Iterator: Since level S0 has all the values, we primarily iterate through this
list. If want to remove the value just returned by next in the iterator, we
remember which one we have seen and perform what is in the delete code shown
above, but without calling "c = search for v" or checking if the value is
there, because our iterator already stores a reference to the node that we
want to remove.


Time Analysis (summarized from the text; a starred/advanced/optional section)

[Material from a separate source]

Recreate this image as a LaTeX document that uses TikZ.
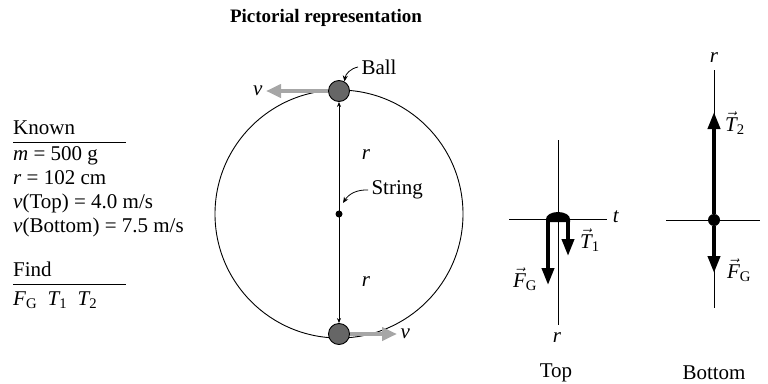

First, what height do we expect for a Skip List with N values? The probability
that adding a sinbgle value leads to a tower of height i is <= 1/2^i (getting i
consecutive head flips in a row). So if we add N entries, the probability that
the height of the Skip List data structure is i is <= N/2^i. The expected
height of a skip list with N values is Log2 N. What does this probability mean
in practice?

Let's compute the probability that the height of the Skip List is two times
the expected height (2 Log2 N). It is <= N/2^(2 Log2 N) or <= N/N^2 or <= 1/N.
So, for N = 1,000, it means the probability that the height is 2 Log2 1000
(e.g. 20) is 1 in a thousand. The probability that it is three times the
expected height  (3 Log2 1000) would be 1 in a million. The probability that it
is four times the expected height (4 Log2 1000) would be 1 in a billion.  So,
we expect the height to be O(Log2 N) with a small constant.

Insert and delete start by doing a locate, so let's think about the complexity
class of locate first. We will need to drop down from the highest level to
level 0, which by the previous analysis is O(Log2 N). We also need to know
how many forward scans we do on each level. Because of the coin flipping, this
number is 2 (the number of times we expect to flip a coin before it comes up
tails: 50% it takes 1 flip (.5); 25% it takes 2 flips (+.5); 12.5% it takes 3
flips (+.375); 6.25% it takes 4 flips (+.25); 3.125% it takes 5 flips
(+.15625) ... this sums to 2).

So if we expect to examine 2 values per level, and we expect O(Log2 N) levels,
we expect to examine O(Log2 N) values (with some small constant).

When inserting or removing, we expect to add/remove the tower of values, whose
height is expected to be O(Log2 N) as well.